PROBLEM STATEMENT | Repeat the records below exactly, leaving out any pictures.
"""
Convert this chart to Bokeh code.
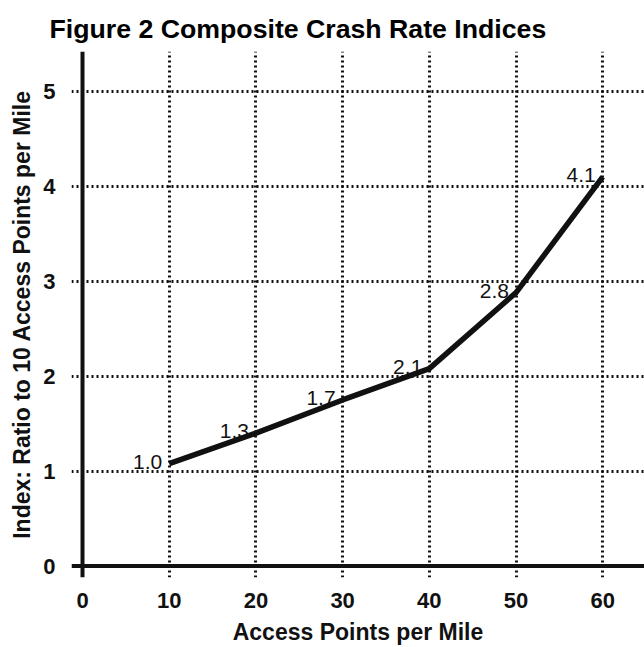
from bokeh.plotting import figure
from bokeh.models import FixedTicker, Span, Range1d
from bokeh.core.properties import value
from bokeh.embed import file_html
from bokeh.resources import INLINE

# ---- data ----
access_points = [10, 20, 30, 40, 50, 60]
crash_index = [1.08, 1.40, 1.75, 2.08, 2.88, 4.10]   # line as drawn
index_labels = ["1.0", "1.3", "1.7", "2.1", "2.8", "4.1"]
x_ticks = [0, 10, 20, 30, 40, 50, 60]
y_ticks = [0, 1, 2, 3, 4, 5]
grid_x = [10, 20, 30, 40, 50, 60]
grid_y = [1, 2, 3, 4, 5]

FONT = "Liberation Sans"
INK = "#111111"

p = figure(width=644, height=647, output_backend="svg", toolbar_location=None,
           x_range=Range1d(-1.27, 64.82), y_range=Range1d(-0.12, 5.42),
           min_border_left=71, min_border_right=0, min_border_top=51,
           min_border_bottom=70,
           title="Figure 2 Composite Crash Rate Indices")
p.outline_line_color = None
p.background_fill_color = "white"
p.border_fill_color = "white"

p.title.text_font = FONT
p.title.text_font_size = "26.7px"
p.title.text_font_style = "bold"
p.title.align = "left"
p.title.offset = -22
p.title.standoff = 15
p.title.text_color = "#000000"

for ax in (p.xaxis[0], p.yaxis[0]):
    ax.axis_line_color = None
    ax.major_tick_line_color = None
    ax.minor_tick_line_color = None
    ax.major_label_text_font = FONT
    ax.major_label_text_font_size = "22px"
    ax.major_label_text_font_style = "bold"
    ax.major_label_text_color = INK
    ax.axis_label_text_font = FONT
    ax.axis_label_text_font_size = "23px"
    ax.axis_label_text_font_style = "bold"
    ax.axis_label_text_color = INK

p.xaxis.ticker = FixedTicker(ticks=x_ticks)
p.yaxis.ticker = FixedTicker(ticks=y_ticks)
p.xaxis.axis_label = "Access Points per Mile"
p.yaxis.axis_label = "Index: Ratio to 10 Access Points per Mile"
p.xaxis.major_label_standoff = 9
p.xaxis.axis_label_standoff = 8
p.yaxis.major_label_standoff = 10
p.yaxis.axis_label_standoff = 5

p.xgrid.ticker = FixedTicker(ticks=grid_x)
p.ygrid.ticker = FixedTicker(ticks=grid_y)
for g in (p.xgrid[0], p.ygrid[0]):
    g.grid_line_color = "#111111"
    g.grid_line_width = 3
    g.grid_line_dash = "2 3"

p.add_layout(Span(location=0, dimension="height", line_color=INK, line_width=4))
p.add_layout(Span(location=0, dimension="width", line_color=INK, line_width=4))

p.line(access_points, crash_index, line_width=5.5, line_color=INK)
p.text(x=access_points, y=crash_index, text=index_labels,
       text_font=value(FONT), text_font_size="21px", text_color=INK,
       text_align="right", text_baseline="alphabetic",
       x_offset=-7, y_offset=-2)

open("out.html", "w").write(file_html(p, INLINE))
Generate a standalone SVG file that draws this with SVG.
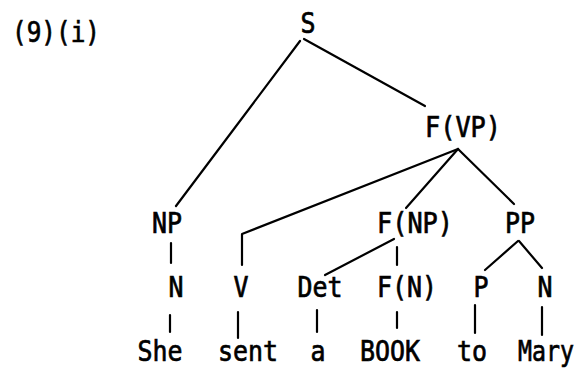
"""
SOLUTION TO THIS EXERCISE |
Convert this chart to Bokeh code.
from bokeh.plotting import figure
from bokeh.models import FixedTicker, Span, Range1d
from bokeh.core.properties import value
from bokeh.embed import file_html
from bokeh.resources import INLINE

# ---- data ----
access_points = [10, 20, 30, 40, 50, 60]
crash_index = [1.08, 1.40, 1.75, 2.08, 2.88, 4.10]   # line as drawn
index_labels = ["1.0", "1.3", "1.7", "2.1", "2.8", "4.1"]
x_ticks = [0, 10, 20, 30, 40, 50, 60]
y_ticks = [0, 1, 2, 3, 4, 5]
grid_x = [10, 20, 30, 40, 50, 60]
grid_y = [1, 2, 3, 4, 5]

FONT = "Liberation Sans"
INK = "#111111"

p = figure(width=644, height=647, output_backend="svg", toolbar_location=None,
           x_range=Range1d(-1.27, 64.82), y_range=Range1d(-0.12, 5.42),
           min_border_left=71, min_border_right=0, min_border_top=51,
           min_border_bottom=70,
           title="Figure 2 Composite Crash Rate Indices")
p.outline_line_color = None
p.background_fill_color = "white"
p.border_fill_color = "white"

p.title.text_font = FONT
p.title.text_font_size = "26.7px"
p.title.text_font_style = "bold"
p.title.align = "left"
p.title.offset = -22
p.title.standoff = 15
p.title.text_color = "#000000"

for ax in (p.xaxis[0], p.yaxis[0]):
    ax.axis_line_color = None
    ax.major_tick_line_color = None
    ax.minor_tick_line_color = None
    ax.major_label_text_font = FONT
    ax.major_label_text_font_size = "22px"
    ax.major_label_text_font_style = "bold"
    ax.major_label_text_color = INK
    ax.axis_label_text_font = FONT
    ax.axis_label_text_font_size = "23px"
    ax.axis_label_text_font_style = "bold"
    ax.axis_label_text_color = INK

p.xaxis.ticker = FixedTicker(ticks=x_ticks)
p.yaxis.ticker = FixedTicker(ticks=y_ticks)
p.xaxis.axis_label = "Access Points per Mile"
p.yaxis.axis_label = "Index: Ratio to 10 Access Points per Mile"
p.xaxis.major_label_standoff = 9
p.xaxis.axis_label_standoff = 8
p.yaxis.major_label_standoff = 10
p.yaxis.axis_label_standoff = 5

p.xgrid.ticker = FixedTicker(ticks=grid_x)
p.ygrid.ticker = FixedTicker(ticks=grid_y)
for g in (p.xgrid[0], p.ygrid[0]):
    g.grid_line_color = "#111111"
    g.grid_line_width = 3
    g.grid_line_dash = "2 3"

p.add_layout(Span(location=0, dimension="height", line_color=INK, line_width=4))
p.add_layout(Span(location=0, dimension="width", line_color=INK, line_width=4))

p.line(access_points, crash_index, line_width=5.5, line_color=INK)
p.text(x=access_points, y=crash_index, text=index_labels,
       text_font=value(FONT), text_font_size="21px", text_color=INK,
       text_align="right", text_baseline="alphabetic",
       x_offset=-7, y_offset=-2)

open("out.html", "w").write(file_html(p, INLINE))
Generate a standalone SVG file that draws this with SVG.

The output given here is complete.